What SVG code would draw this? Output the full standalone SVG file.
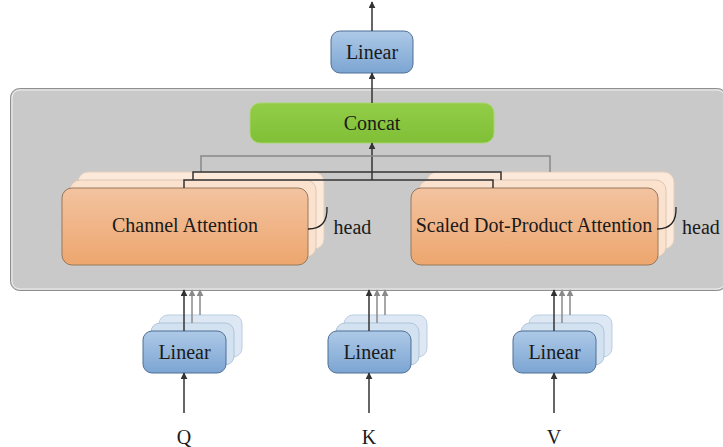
<svg xmlns="http://www.w3.org/2000/svg" width="723" height="447" viewBox="0 0 723 447">
<style>
text{font-family:"Times New Roman","Liberation Serif",Tinos,"DejaVu Serif",serif;fill:#1a1a1a;text-anchor:middle;font-size:20px}
.blue{fill:url(#gBlue);stroke:#4f6f95;stroke-width:1}
.blueB1{fill:#d3e2f1;stroke:#aec3d8;stroke-width:1}
.blueB2{fill:#dde8f4;stroke:#b9cde0;stroke-width:1}
.org{fill:url(#gOrg);stroke:#98785c;stroke-width:1}
.orgB1{fill:#fbe2ce;stroke:#dcc6b3;stroke-width:1}
.orgB2{fill:#fde9da;stroke:#e2cfbf;stroke-width:1}
.ln{fill:none;stroke:#333;stroke-width:1.5}
.lnG{fill:none;stroke:#888;stroke-width:1.5}
.arr{fill:none;stroke:#333;stroke-width:1.5;marker-end:url(#ah)}
.arrG{fill:none;stroke:#8a8a8a;stroke-width:1.5;marker-end:url(#ahG)}
</style>
<defs>
<linearGradient id="gBlue" x1="0" y1="0" x2="0" y2="1"><stop offset="0" stop-color="#adc9e7"/><stop offset="1" stop-color="#7ca5d2"/></linearGradient>
<linearGradient id="gOrg" x1="0" y1="0" x2="0" y2="1"><stop offset="0" stop-color="#f3c3a0"/><stop offset="1" stop-color="#eda66e"/></linearGradient>
<linearGradient id="gGreen" x1="0" y1="0" x2="0" y2="1"><stop offset="0" stop-color="#93cd48"/><stop offset="1" stop-color="#80bf37"/></linearGradient>
<marker id="ah" viewBox="0 0 10 10" refX="9" refY="5" markerWidth="7" markerHeight="7" markerUnits="userSpaceOnUse" orient="auto"><path d="M0,0 L10,5 L0,10 z" fill="#333"/></marker>
<marker id="ahG" viewBox="0 0 10 10" refX="9" refY="5" markerWidth="7" markerHeight="7" markerUnits="userSpaceOnUse" orient="auto"><path d="M0,0 L10,5 L0,10 z" fill="#8a8a8a"/></marker>
</defs>

<g id="container">
<rect x="10.5" y="88.5" width="716" height="202" rx="9" fill="#c9c9c9" stroke="#8e8e8e" stroke-width="1"/>
<rect x="12" y="90" width="713" height="199" rx="8" fill="none" stroke="#efefef" stroke-width="1"/>
</g>

<g id="linear-out">
<rect class="blue" x="331" y="31" width="82" height="42" rx="9"/>
<text x="372" y="59">Linear</text>
</g>

<g id="concat">
<rect x="250" y="103" width="244" height="40" rx="10" fill="url(#gGreen)" stroke="#a9d66f" stroke-width="1"/>
<text x="372" y="130">Concat</text>
</g>

<g id="channel-attention">
<rect class="orgB2" x="78" y="172" width="246" height="77" rx="10"/>
<rect class="orgB1" x="70" y="180" width="246" height="77" rx="10"/>
<rect class="org" x="62" y="188" width="246" height="77" rx="10"/>
<text x="185" y="232">Channel Attention</text>
<path d="M308,229 Q328,229 327,207" fill="none" stroke="#222" stroke-width="1.3"/>
<text x="352.5" y="234">head</text>
</g>

<g id="sdp-attention">
<rect class="orgB2" x="427" y="172" width="247" height="77" rx="10"/>
<rect class="orgB1" x="419" y="180" width="247" height="77" rx="10"/>
<rect class="org" x="411" y="188" width="247" height="77" rx="10"/>
<text x="534" y="232">Scaled Dot-Product Attention</text>
<path d="M657,229 Q677,229 676,207" fill="none" stroke="#222" stroke-width="1.3"/>
<text x="701" y="234">head</text>
</g>

<g id="linear-q">
<rect class="blueB2" x="159" y="315" width="83" height="42" rx="9"/>
<rect class="blueB1" x="151" y="323" width="83" height="42" rx="9"/>
<rect class="blue" x="143" y="331" width="83" height="42" rx="9"/>
<text x="184.5" y="359">Linear</text>
</g>
<g id="linear-k">
<rect class="blueB2" x="344" y="315" width="83" height="42" rx="9"/>
<rect class="blueB1" x="336" y="323" width="83" height="42" rx="9"/>
<rect class="blue" x="328" y="331" width="83" height="42" rx="9"/>
<text x="369.5" y="359">Linear</text>
</g>
<g id="linear-v">
<rect class="blueB2" x="529" y="315" width="83" height="42" rx="9"/>
<rect class="blueB1" x="521" y="323" width="83" height="42" rx="9"/>
<rect class="blue" x="513" y="331" width="83" height="42" rx="9"/>
<text x="554.5" y="359">Linear</text>
</g>

<g id="input-q"><text x="184" y="444">Q</text></g>
<g id="input-k"><text x="369" y="444">K</text></g>
<g id="input-v"><text x="554" y="444">V</text></g>

<g id="connectors">
<line class="arr" x1="372" y1="31" x2="372" y2="2"/>
<line class="arr" x1="372" y1="103" x2="372" y2="73"/>
<line class="arr" x1="372" y1="180" x2="372" y2="143"/>
<path class="lnG" d="M201,172 V156 H550 V172"/>
<path class="ln" d="M193,180 V172 H501 V180" stroke="#444"/>
<path class="ln" d="M184,188 V180 H493 V188"/>

<line class="arr" x1="184" y1="413" x2="184" y2="373"/>
<line class="arr" x1="369" y1="413" x2="369" y2="373"/>
<line class="arr" x1="554" y1="413" x2="554" y2="373"/>

<line class="arrG" x1="200" y1="315" x2="200" y2="290"/>
<line class="arrG" x1="192" y1="323" x2="192" y2="290"/>
<line class="arr" x1="184" y1="331" x2="184" y2="290"/>
<line class="arrG" x1="385" y1="315" x2="385" y2="290"/>
<line class="arrG" x1="377" y1="323" x2="377" y2="290"/>
<line class="arr" x1="369" y1="331" x2="369" y2="290"/>
<line class="arrG" x1="570" y1="315" x2="570" y2="290"/>
<line class="arrG" x1="562" y1="323" x2="562" y2="290"/>
<line class="arr" x1="554" y1="331" x2="554" y2="290"/>
</g>
</svg>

** The problem **
Copy the material exactly. Do not include the pictures.

** Final answer **
What SVG code would draw this? Output the full standalone SVG file.
<svg xmlns="http://www.w3.org/2000/svg" width="723" height="447" viewBox="0 0 723 447">
<style>
text{font-family:"Times New Roman","Liberation Serif",Tinos,"DejaVu Serif",serif;fill:#1a1a1a;text-anchor:middle;font-size:20px}
.blue{fill:url(#gBlue);stroke:#4f6f95;stroke-width:1}
.blueB1{fill:#d3e2f1;stroke:#aec3d8;stroke-width:1}
.blueB2{fill:#dde8f4;stroke:#b9cde0;stroke-width:1}
.org{fill:url(#gOrg);stroke:#98785c;stroke-width:1}
.orgB1{fill:#fbe2ce;stroke:#dcc6b3;stroke-width:1}
.orgB2{fill:#fde9da;stroke:#e2cfbf;stroke-width:1}
.ln{fill:none;stroke:#333;stroke-width:1.5}
.lnG{fill:none;stroke:#888;stroke-width:1.5}
.arr{fill:none;stroke:#333;stroke-width:1.5;marker-end:url(#ah)}
.arrG{fill:none;stroke:#8a8a8a;stroke-width:1.5;marker-end:url(#ahG)}
</style>
<defs>
<linearGradient id="gBlue" x1="0" y1="0" x2="0" y2="1"><stop offset="0" stop-color="#adc9e7"/><stop offset="1" stop-color="#7ca5d2"/></linearGradient>
<linearGradient id="gOrg" x1="0" y1="0" x2="0" y2="1"><stop offset="0" stop-color="#f3c3a0"/><stop offset="1" stop-color="#eda66e"/></linearGradient>
<linearGradient id="gGreen" x1="0" y1="0" x2="0" y2="1"><stop offset="0" stop-color="#93cd48"/><stop offset="1" stop-color="#80bf37"/></linearGradient>
<marker id="ah" viewBox="0 0 10 10" refX="9" refY="5" markerWidth="7" markerHeight="7" markerUnits="userSpaceOnUse" orient="auto"><path d="M0,0 L10,5 L0,10 z" fill="#333"/></marker>
<marker id="ahG" viewBox="0 0 10 10" refX="9" refY="5" markerWidth="7" markerHeight="7" markerUnits="userSpaceOnUse" orient="auto"><path d="M0,0 L10,5 L0,10 z" fill="#8a8a8a"/></marker>
</defs>

<g id="container">
<rect x="10.5" y="88.5" width="716" height="202" rx="9" fill="#c9c9c9" stroke="#8e8e8e" stroke-width="1"/>
<rect x="12" y="90" width="713" height="199" rx="8" fill="none" stroke="#efefef" stroke-width="1"/>
</g>

<g id="linear-out">
<rect class="blue" x="331" y="31" width="82" height="42" rx="9"/>
<text x="372" y="59">Linear</text>
</g>

<g id="concat">
<rect x="250" y="103" width="244" height="40" rx="10" fill="url(#gGreen)" stroke="#a9d66f" stroke-width="1"/>
<text x="372" y="130">Concat</text>
</g>

<g id="channel-attention">
<rect class="orgB2" x="78" y="172" width="246" height="77" rx="10"/>
<rect class="orgB1" x="70" y="180" width="246" height="77" rx="10"/>
<rect class="org" x="62" y="188" width="246" height="77" rx="10"/>
<text x="185" y="232">Channel Attention</text>
<path d="M308,229 Q328,229 327,207" fill="none" stroke="#222" stroke-width="1.3"/>
<text x="352.5" y="234">head</text>
</g>

<g id="sdp-attention">
<rect class="orgB2" x="427" y="172" width="247" height="77" rx="10"/>
<rect class="orgB1" x="419" y="180" width="247" height="77" rx="10"/>
<rect class="org" x="411" y="188" width="247" height="77" rx="10"/>
<text x="534" y="232">Scaled Dot-Product Attention</text>
<path d="M657,229 Q677,229 676,207" fill="none" stroke="#222" stroke-width="1.3"/>
<text x="701" y="234">head</text>
</g>

<g id="linear-q">
<rect class="blueB2" x="159" y="315" width="83" height="42" rx="9"/>
<rect class="blueB1" x="151" y="323" width="83" height="42" rx="9"/>
<rect class="blue" x="143" y="331" width="83" height="42" rx="9"/>
<text x="184.5" y="359">Linear</text>
</g>
<g id="linear-k">
<rect class="blueB2" x="344" y="315" width="83" height="42" rx="9"/>
<rect class="blueB1" x="336" y="323" width="83" height="42" rx="9"/>
<rect class="blue" x="328" y="331" width="83" height="42" rx="9"/>
<text x="369.5" y="359">Linear</text>
</g>
<g id="linear-v">
<rect class="blueB2" x="529" y="315" width="83" height="42" rx="9"/>
<rect class="blueB1" x="521" y="323" width="83" height="42" rx="9"/>
<rect class="blue" x="513" y="331" width="83" height="42" rx="9"/>
<text x="554.5" y="359">Linear</text>
</g>

<g id="input-q"><text x="184" y="444">Q</text></g>
<g id="input-k"><text x="369" y="444">K</text></g>
<g id="input-v"><text x="554" y="444">V</text></g>

<g id="connectors">
<line class="arr" x1="372" y1="31" x2="372" y2="2"/>
<line class="arr" x1="372" y1="103" x2="372" y2="73"/>
<line class="arr" x1="372" y1="180" x2="372" y2="143"/>
<path class="lnG" d="M201,172 V156 H550 V172"/>
<path class="ln" d="M193,180 V172 H501 V180" stroke="#444"/>
<path class="ln" d="M184,188 V180 H493 V188"/>

<line class="arr" x1="184" y1="413" x2="184" y2="373"/>
<line class="arr" x1="369" y1="413" x2="369" y2="373"/>
<line class="arr" x1="554" y1="413" x2="554" y2="373"/>

<line class="arrG" x1="200" y1="315" x2="200" y2="290"/>
<line class="arrG" x1="192" y1="323" x2="192" y2="290"/>
<line class="arr" x1="184" y1="331" x2="184" y2="290"/>
<line class="arrG" x1="385" y1="315" x2="385" y2="290"/>
<line class="arrG" x1="377" y1="323" x2="377" y2="290"/>
<line class="arr" x1="369" y1="331" x2="369" y2="290"/>
<line class="arrG" x1="570" y1="315" x2="570" y2="290"/>
<line class="arrG" x1="562" y1="323" x2="562" y2="290"/>
<line class="arr" x1="554" y1="331" x2="554" y2="290"/>
</g>
</svg>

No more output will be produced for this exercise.